Sejak saat itu Nabi kemudian menganjurkan umat Islam untuk berpuasa pada 10 Muharram. Namun, agar tidak menyerupai syariat kaum Yahudi, Nabi Muhammad juga memerintahkan untuk berpuasa pada sehari sebelum dan sehari setelahnya. Yaitu pada tanggal 9 Muharram (hari Tasu’a) dan 11 Muharram.

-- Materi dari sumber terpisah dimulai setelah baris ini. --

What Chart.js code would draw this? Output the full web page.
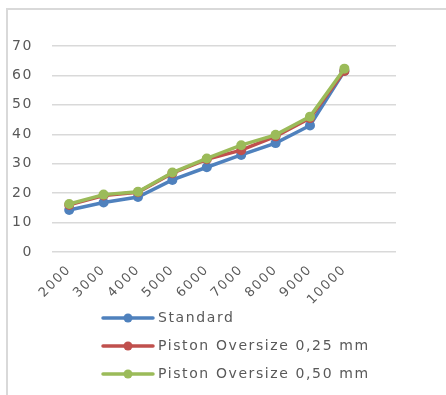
<!DOCTYPE html>
<html>
<head>
<meta charset="utf-8">
<script src="https://cdn.jsdelivr.net/npm/chart.js@4"></script>
<style>
  html, body { margin: 0; padding: 0; background: #fff; }
  #frame { position: absolute; left: 6px; top: 8px; width: 440px; height: 387px;
           border-left: 2px solid #d9d9d9; border-top: 2px solid #d9d9d9; }
  #wrap { position: absolute; left: 0; top: 0; width: 446px; height: 395px; }
</style>
</head>
<body>
<div id="frame"></div>
<div id="wrap"><canvas id="rpm-chart" width="446" height="395"></canvas></div>
<script>
// rpm categories (last slot is empty, as in the original sheet)
const rpm = ['2000', '3000', '4000', '5000', '6000', '7000', '8000', '9000', '10000', ''];
const standard = [14.3, 16.8, 18.7, 24.5, 28.8, 33.0, 37.0, 43.0, 61.5, null];
const oversize025 = [16.0, 19.2, 20.3, 26.8, 31.5, 34.6, 39.3, 45.5, 61.5, null];
const oversize050 = [16.3, 19.5, 20.5, 27.0, 31.8, 36.3, 39.8, 46.0, 62.3, null];
const yTicks = [0, 10, 20, 30, 40, 50, 60, 70];

const textColor = '#595959';
const fontFamily = 'DejaVu Sans';
const spacing = '1.6px';

// the sheet's text is rendered wide, so loosen letters a bit
const wideText = {
  id: 'wideText',
  afterInit(chart) { chart.ctx.letterSpacing = spacing; },
  beforeLayout(chart) { chart.ctx.letterSpacing = spacing; },
  beforeDraw(chart) { chart.ctx.letterSpacing = spacing; }
};

// vertical legend, Excel style, drawn under the plot
const stackedLegend = {
  id: 'stackedLegend',
  afterDraw(chart) {
    const ctx = chart.ctx;
    const x0 = 103, rowY = [318, 346, 374];
    ctx.save();
    chart.data.datasets.forEach((ds, i) => {
      const y = rowY[i];
      ctx.strokeStyle = ds.borderColor;
      ctx.lineWidth = 3.5;
      ctx.lineCap = 'round';
      ctx.beginPath();
      ctx.moveTo(x0, y);
      ctx.lineTo(x0 + 50, y);
      ctx.stroke();
      ctx.fillStyle = ds.borderColor;
      ctx.beginPath();
      ctx.arc(x0 + 25, y, 4.5, 0, Math.PI * 2);
      ctx.fill();
      ctx.fillStyle = textColor;
      ctx.font = '14px "' + fontFamily + '"';
      ctx.letterSpacing = spacing;
      ctx.textBaseline = 'middle';
      ctx.fillText(ds.label, x0 + 55, y);
    });
    ctx.restore();
  }
};

new Chart(document.getElementById('rpm-chart'), {
  type: 'line',
  data: {
    labels: rpm,
    datasets: [{
      label: 'Standard',
      data: standard,
      borderColor: '#4F81BD',
      backgroundColor: '#4F81BD',
      order: 3
    }, {
      label: 'Piston Oversize 0,25 mm',
      data: oversize025,
      borderColor: '#C0504D',
      backgroundColor: '#C0504D',
      order: 2
    }, {
      label: 'Piston Oversize 0,50 mm',
      data: oversize050,
      borderColor: '#9BBB59',
      backgroundColor: '#9BBB59',
      order: 1
    }]
  },
  options: {
    responsive: false,
    animation: false,
    elements: {
      line: { borderWidth: 3.5, tension: 0 },
      point: { radius: 5, borderWidth: 0 }
    },
    layout: { padding: { top: 46, right: 50, left: 0, bottom: 0 } },
    plugins: {
      legend: { display: false },
      tooltip: { enabled: false }
    },
    scales: {
      x: {
        offset: true,
        grid: { display: false },
        border: { display: false },
        ticks: { color: textColor, font: { family: fontFamily, size: 13 }, maxRotation: 45, minRotation: 45, autoSkip: false, padding: 2 },
        afterFit(scale) { scale.height = 143; }
      },
      y: {
        min: 0,
        max: 70,
        afterBuildTicks(scale) { scale.ticks = yTicks.map(v => ({ value: v })); },
        grid: { color: '#d9d9d9', lineWidth: 1.5, drawTicks: false },
        border: { display: false },
        ticks: { color: textColor, font: { family: fontFamily, size: 14 }, padding: 19 },
        afterFit(scale) { scale.width = 52; }
      }
    }
  },
  plugins: [wideText, stackedLegend]
});
</script>
</body>
</html>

قد جاء عن عبد الله بن عبَّاس رضي الله عنهما قال: حين صام رسول الله ﷺ يوم عاشوراء وأمَر بصيامه قالوا: يا رسول الله، إنَّه يوم تعظِّمه اليهود والنَّصارى؟! فقال رسول الله صلى الله عليه وسلم: ((فإذا كان العام المقبل إن شاء الله صُمنا اليوم التاسع))، قال: فلم يأتِ العام المقبل حتى توفِّي رسول الله صلى الله عليه وسلم؛ رواه مسلم
Artinya, “Telah datang dari Abdillah bin Abbas ketika Rasulullah SAW melakukan puasa Asyura dan beliau memerintahkan (para sahabat) untuk melakukannya. Mereka berkata, “Wahai Rasulullah, sesungguhnya itu merupakan hari yang diagungkan oleh Yahudi dan Nasrani”. Beliau menjawab, “Nanti tahun depan, insyaallah kita akan melaksanakan puasa tanggal sembilannya (Tasu’a)”. Ia berkata, “Tetapi sebelum tahun depan itu datang, Rasulullah SAW telah berpulang keharibaan-Nya.” (HR. Muslim)
Sehubungan dengan tanggal 10 Muharram merupakan hari besar bagi kaum Yahudi dan Nasrani maka Rasulullah SAW memerintahkan untuk berbeda dengan mereka. Perintah tersebut berdasarkan hadis riwayat Imam Ahmad.
صُوْمُوْا يَوْمَ عَاشُوْرَاءَ وَخَالِفُوْا فِيْهِ اليَهُوْدَ ، صُوْمُوْا قَبْلَهُ يوْمًا أَوْ بَعْدَهُ يَوْمًا
Artinya, “Berpuasalah pada hari Asyura (10 Muharram), dan berbedalah dengan orang-orang Yahudi. Oleh karena itu berpuasalah satu hari sebelumnya (9 Muharram) atau satu hari sesudahnya (11 Muharram).” HR. Ahmad.